I've never had that plug but some friends have it and I've had trouble with them. Screws come loose in them. As you say, it's rated for 40 amps and I use a 60 amp circuit breaker so I've never understood how that was supposed to work. I have the Marinco 70 amp.


----------



## topnative2 (Feb 22, 2009)

2x on battery tender and they have a vertical plug...built heavy duty


----------



## Marker10 (Oct 29, 2017)

I found a useful thread that I should have searched for before asking. I appreciate the feedback and will definitely upgrade my TM plug after reading these recommendations. Thank you.
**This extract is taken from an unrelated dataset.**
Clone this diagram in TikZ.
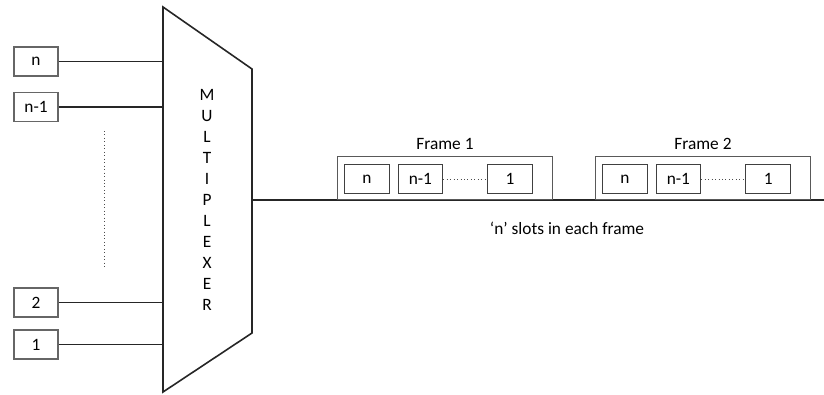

https://www.microskiff.com/threads/marinco-vs-battery-tender-trolling-motor-plug.39201/


----------



## Smackdaddy53 (Dec 31, 2012)

I have gone through three Marinco plugs on my last boat. They corrode unless you slather grease on them which isn’t always great in the deck of a skiff. 
I recently bought a Battery Tender plug and plan on making a dry box for a battery I will keep portable under my casting platform to eliminate deck holes.


----------



## jay.bush1434 (Dec 27, 2014)

I was having some of the same issues with my Ulterra. I took the plug apart and the negative lead was totally corroded 3" up the wire. I cut the oxidized wire ends off and put the plug back together. I am going to replace my trolling motor leads from the base unit to the plug with marine grade tinned copper. The wires that come from Minn Kota are plain copper. You can only have so much grease in the plug and the Marinco plug isn't very water tight either so it is a loosing battle. I will also be switching to the Battery Tender plug.


----------



## prinjm6 (May 13, 2015)

Another vote for battery tender, larger posts and better connection.


----------